-- START OF ENTRIES SHOWN --

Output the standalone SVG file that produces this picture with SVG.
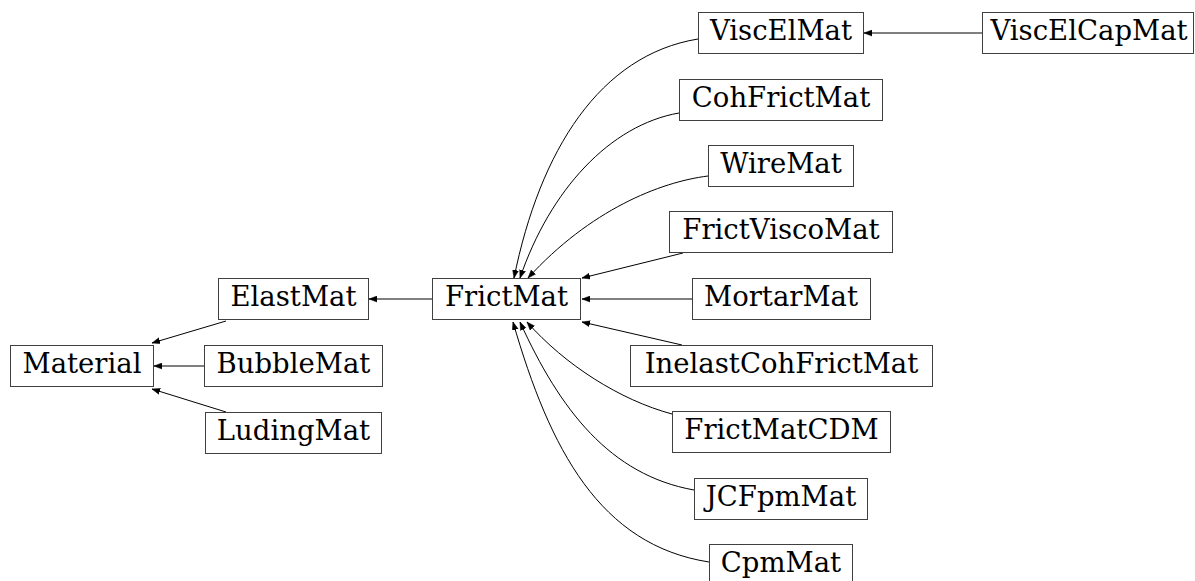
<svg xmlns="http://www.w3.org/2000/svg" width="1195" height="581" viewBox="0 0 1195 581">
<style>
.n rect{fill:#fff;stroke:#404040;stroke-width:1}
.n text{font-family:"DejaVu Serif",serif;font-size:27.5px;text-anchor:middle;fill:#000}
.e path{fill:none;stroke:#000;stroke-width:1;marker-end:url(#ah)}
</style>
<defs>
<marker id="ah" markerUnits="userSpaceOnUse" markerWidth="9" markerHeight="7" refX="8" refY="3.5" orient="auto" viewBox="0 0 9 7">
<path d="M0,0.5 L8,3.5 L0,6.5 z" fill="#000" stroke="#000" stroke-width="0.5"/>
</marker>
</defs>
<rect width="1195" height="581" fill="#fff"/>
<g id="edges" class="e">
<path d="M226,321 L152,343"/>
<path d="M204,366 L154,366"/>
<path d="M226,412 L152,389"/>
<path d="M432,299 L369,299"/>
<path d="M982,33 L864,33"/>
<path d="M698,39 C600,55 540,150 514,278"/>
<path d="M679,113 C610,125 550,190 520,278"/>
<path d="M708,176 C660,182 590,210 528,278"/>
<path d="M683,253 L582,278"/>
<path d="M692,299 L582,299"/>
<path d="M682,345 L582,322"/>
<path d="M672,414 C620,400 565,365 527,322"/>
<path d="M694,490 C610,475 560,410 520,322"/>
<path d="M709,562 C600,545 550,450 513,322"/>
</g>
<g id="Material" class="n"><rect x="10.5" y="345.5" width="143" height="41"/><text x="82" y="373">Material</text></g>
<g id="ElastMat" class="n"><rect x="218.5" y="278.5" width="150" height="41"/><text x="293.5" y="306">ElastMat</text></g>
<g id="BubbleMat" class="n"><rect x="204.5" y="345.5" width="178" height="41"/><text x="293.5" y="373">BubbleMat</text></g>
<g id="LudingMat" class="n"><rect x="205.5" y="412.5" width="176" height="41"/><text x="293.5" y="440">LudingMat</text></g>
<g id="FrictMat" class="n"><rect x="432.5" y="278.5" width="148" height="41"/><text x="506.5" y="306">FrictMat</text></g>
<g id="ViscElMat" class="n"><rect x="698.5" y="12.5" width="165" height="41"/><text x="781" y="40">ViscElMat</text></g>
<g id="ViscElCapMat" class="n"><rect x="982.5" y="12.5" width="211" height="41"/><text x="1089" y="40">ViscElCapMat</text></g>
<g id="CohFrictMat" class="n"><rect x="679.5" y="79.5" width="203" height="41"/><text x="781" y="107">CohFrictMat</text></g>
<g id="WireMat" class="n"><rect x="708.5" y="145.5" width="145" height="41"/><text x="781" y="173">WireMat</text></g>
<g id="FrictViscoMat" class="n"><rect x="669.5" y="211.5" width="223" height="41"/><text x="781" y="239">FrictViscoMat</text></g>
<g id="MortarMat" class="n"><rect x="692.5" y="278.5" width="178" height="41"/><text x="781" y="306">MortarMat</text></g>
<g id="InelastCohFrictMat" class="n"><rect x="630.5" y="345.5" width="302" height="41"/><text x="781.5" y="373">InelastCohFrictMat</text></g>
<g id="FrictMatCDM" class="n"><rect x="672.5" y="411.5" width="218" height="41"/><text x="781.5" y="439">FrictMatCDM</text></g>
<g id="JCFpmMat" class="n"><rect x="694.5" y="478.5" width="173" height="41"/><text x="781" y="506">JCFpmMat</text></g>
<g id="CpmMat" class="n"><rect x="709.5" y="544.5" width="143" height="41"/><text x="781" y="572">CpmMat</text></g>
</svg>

-- END OF ENTRIES SHOWN --
-- START OF ENTRIES SHOWN --

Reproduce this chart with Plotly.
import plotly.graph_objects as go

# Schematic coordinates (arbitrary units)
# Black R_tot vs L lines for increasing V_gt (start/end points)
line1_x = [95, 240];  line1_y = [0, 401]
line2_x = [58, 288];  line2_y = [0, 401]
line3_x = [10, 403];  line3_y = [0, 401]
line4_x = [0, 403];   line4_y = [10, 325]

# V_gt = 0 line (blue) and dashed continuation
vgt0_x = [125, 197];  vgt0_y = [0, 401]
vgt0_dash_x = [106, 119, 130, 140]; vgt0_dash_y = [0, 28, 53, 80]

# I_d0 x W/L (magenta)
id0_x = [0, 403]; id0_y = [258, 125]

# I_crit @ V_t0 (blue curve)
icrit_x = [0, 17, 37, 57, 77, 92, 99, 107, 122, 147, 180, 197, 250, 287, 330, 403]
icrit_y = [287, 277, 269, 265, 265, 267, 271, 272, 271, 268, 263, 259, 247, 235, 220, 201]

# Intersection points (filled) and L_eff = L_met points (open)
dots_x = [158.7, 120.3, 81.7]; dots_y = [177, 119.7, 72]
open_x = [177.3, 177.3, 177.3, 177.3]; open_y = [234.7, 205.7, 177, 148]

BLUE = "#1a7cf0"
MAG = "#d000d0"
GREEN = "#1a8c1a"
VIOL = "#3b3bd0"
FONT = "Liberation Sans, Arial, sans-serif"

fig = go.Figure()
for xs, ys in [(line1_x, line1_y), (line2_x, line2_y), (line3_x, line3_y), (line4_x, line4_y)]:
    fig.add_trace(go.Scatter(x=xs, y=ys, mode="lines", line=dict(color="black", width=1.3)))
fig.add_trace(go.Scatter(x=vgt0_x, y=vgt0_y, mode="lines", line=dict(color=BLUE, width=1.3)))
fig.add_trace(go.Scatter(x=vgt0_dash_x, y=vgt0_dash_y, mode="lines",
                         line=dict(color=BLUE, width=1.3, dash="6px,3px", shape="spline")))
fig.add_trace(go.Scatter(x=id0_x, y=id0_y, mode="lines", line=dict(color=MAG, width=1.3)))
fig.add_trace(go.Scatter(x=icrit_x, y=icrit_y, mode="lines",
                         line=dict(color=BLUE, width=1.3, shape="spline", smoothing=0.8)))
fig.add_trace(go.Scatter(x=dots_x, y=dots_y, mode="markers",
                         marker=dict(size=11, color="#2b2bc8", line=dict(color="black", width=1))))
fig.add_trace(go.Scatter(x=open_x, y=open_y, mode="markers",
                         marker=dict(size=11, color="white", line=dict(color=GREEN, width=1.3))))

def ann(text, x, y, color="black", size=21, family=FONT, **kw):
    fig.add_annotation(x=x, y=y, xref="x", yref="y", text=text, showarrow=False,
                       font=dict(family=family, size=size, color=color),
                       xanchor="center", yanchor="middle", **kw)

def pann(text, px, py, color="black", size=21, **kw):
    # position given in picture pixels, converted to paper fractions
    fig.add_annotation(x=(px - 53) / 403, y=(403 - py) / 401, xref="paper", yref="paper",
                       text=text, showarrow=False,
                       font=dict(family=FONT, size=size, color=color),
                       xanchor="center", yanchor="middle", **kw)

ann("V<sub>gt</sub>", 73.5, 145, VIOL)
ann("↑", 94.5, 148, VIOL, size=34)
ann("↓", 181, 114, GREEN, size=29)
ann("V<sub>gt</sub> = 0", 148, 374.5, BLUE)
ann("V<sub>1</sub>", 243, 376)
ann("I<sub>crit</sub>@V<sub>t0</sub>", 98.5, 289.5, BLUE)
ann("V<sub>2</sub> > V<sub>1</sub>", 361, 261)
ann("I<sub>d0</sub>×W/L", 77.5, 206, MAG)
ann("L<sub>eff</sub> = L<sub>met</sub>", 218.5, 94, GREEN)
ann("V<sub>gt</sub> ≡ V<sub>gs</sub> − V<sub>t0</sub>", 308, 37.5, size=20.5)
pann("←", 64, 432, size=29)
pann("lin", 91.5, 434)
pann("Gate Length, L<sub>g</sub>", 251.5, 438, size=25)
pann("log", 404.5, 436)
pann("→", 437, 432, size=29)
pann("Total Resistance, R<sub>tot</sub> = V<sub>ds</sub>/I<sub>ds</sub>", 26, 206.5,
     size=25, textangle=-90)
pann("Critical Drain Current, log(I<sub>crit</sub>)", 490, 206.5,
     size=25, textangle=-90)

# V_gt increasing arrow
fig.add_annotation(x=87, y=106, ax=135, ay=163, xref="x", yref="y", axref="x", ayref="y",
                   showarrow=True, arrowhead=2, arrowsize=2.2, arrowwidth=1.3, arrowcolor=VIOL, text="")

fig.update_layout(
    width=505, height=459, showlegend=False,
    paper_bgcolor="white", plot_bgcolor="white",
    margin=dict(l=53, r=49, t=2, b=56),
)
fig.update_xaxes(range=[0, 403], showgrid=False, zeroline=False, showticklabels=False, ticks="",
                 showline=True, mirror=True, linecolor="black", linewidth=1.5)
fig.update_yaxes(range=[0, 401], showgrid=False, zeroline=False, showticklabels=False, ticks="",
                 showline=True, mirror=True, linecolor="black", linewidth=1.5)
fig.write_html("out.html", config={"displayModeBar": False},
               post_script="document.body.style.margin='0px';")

-- END OF ENTRIES SHOWN --
-- START OF ENTRIES SHOWN --

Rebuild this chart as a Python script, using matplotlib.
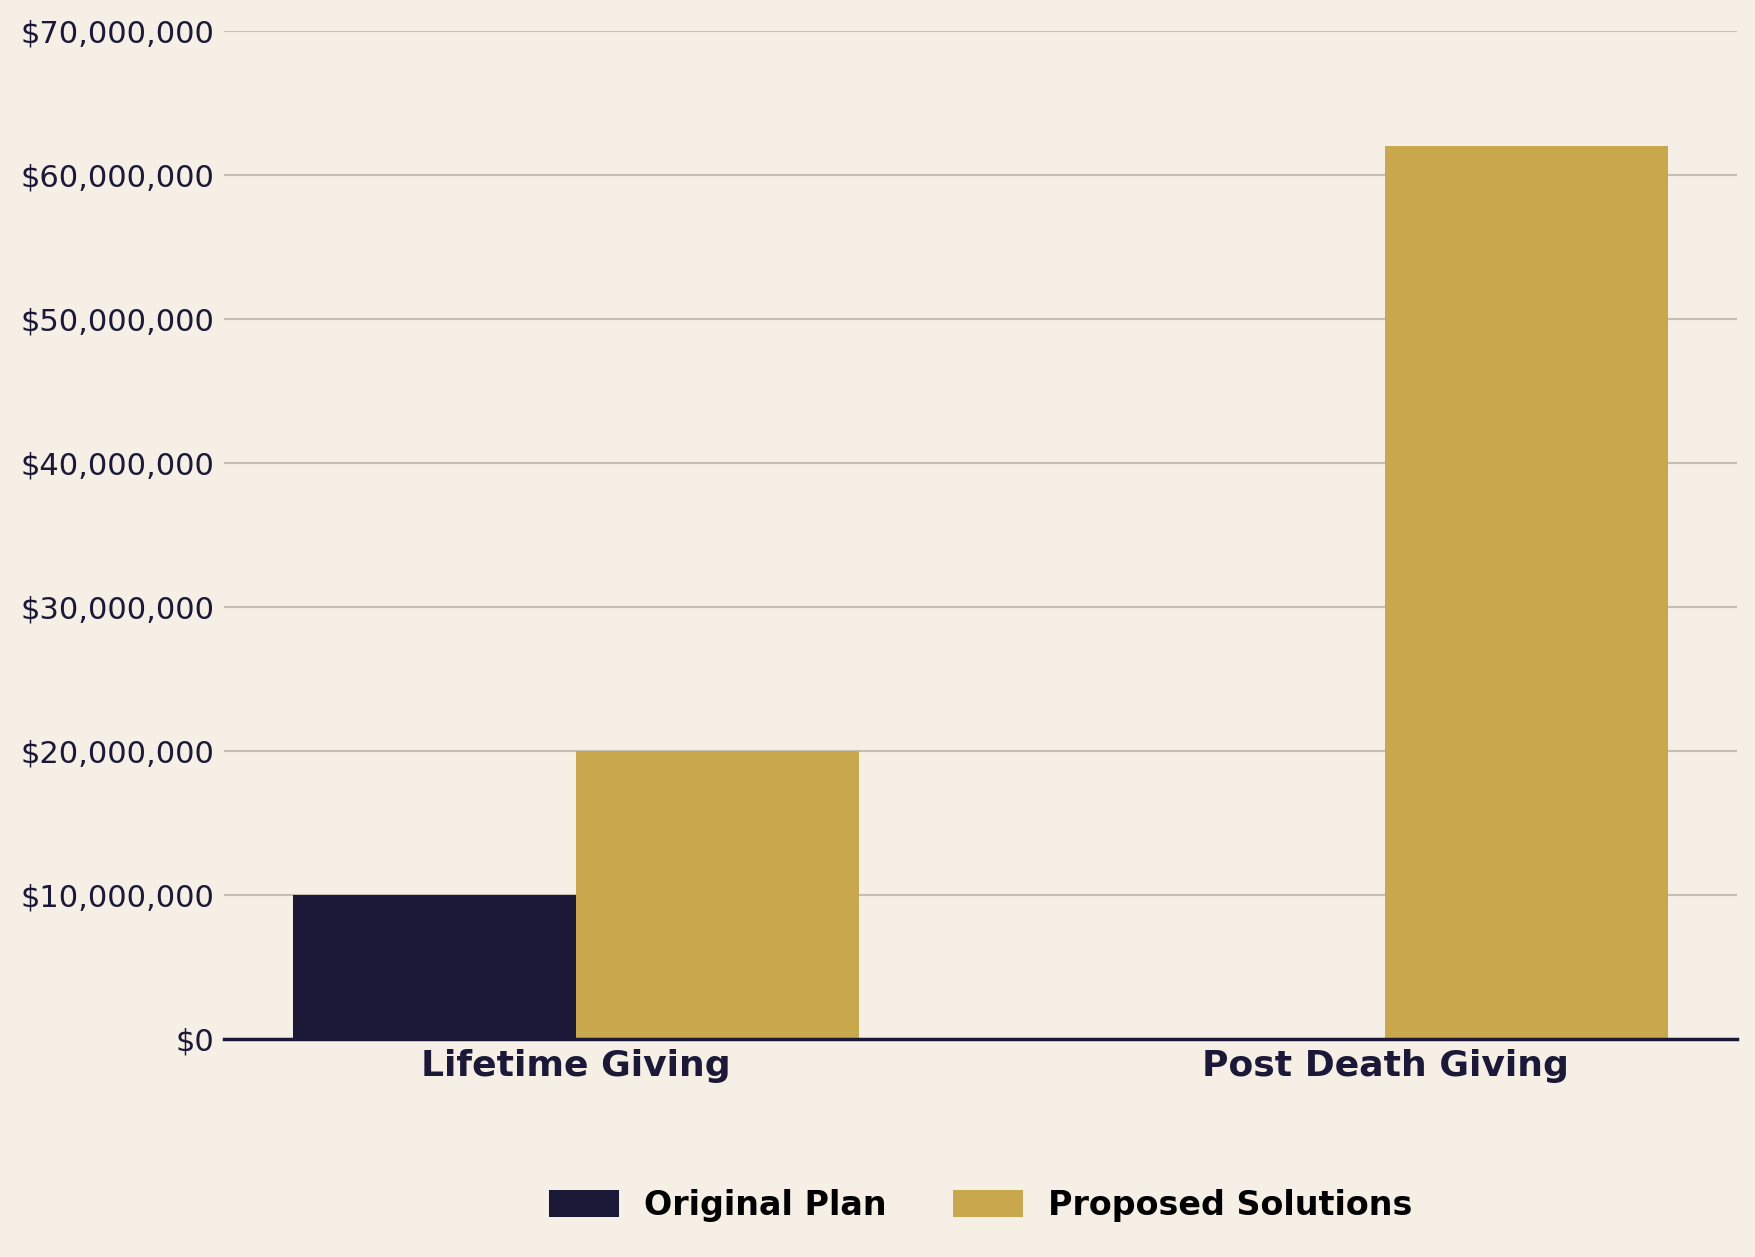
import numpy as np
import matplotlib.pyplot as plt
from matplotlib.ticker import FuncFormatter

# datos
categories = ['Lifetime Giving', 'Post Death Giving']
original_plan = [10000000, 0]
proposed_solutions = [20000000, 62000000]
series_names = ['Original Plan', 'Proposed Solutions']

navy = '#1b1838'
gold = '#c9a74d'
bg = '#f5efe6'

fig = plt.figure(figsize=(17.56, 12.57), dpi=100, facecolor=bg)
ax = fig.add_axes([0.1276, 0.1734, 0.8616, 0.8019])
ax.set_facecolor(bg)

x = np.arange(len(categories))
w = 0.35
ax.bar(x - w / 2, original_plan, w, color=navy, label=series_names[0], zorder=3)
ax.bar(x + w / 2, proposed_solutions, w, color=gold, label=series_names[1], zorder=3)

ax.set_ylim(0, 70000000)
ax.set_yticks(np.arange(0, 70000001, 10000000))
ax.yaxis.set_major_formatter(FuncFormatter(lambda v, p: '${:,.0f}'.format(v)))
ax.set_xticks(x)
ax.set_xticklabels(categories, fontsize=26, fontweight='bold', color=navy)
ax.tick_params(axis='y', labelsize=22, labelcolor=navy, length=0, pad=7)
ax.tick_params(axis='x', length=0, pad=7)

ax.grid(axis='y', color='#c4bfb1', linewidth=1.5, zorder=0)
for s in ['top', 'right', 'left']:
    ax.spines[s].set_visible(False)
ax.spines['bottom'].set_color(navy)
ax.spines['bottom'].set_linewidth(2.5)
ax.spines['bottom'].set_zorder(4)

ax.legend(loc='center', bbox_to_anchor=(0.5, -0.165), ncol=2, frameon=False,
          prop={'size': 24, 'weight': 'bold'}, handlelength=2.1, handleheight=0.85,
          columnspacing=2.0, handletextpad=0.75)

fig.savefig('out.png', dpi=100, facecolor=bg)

-- END OF ENTRIES SHOWN --

# TASK STATEMENT
Your task is to retype exactly the lines from the one containing "Rebuild this chart" through the one containing "ax.bar(x + w", leaving every picture out.

# OUTPUT BELOW
Rebuild this chart as a Python script, using matplotlib.
import numpy as np
import matplotlib.pyplot as plt
from matplotlib.ticker import FuncFormatter

# datos
categories = ['Lifetime Giving', 'Post Death Giving']
original_plan = [10000000, 0]
proposed_solutions = [20000000, 62000000]
series_names = ['Original Plan', 'Proposed Solutions']

navy = '#1b1838'
gold = '#c9a74d'
bg = '#f5efe6'

fig = plt.figure(figsize=(17.56, 12.57), dpi=100, facecolor=bg)
ax = fig.add_axes([0.1276, 0.1734, 0.8616, 0.8019])
ax.set_facecolor(bg)

x = np.arange(len(categories))
w = 0.35
ax.bar(x - w / 2, original_plan, w, color=navy, label=series_names[0], zorder=3)
ax.bar(x + w / 2, proposed_solutions, w, color=gold, label=series_names[1], zorder=3)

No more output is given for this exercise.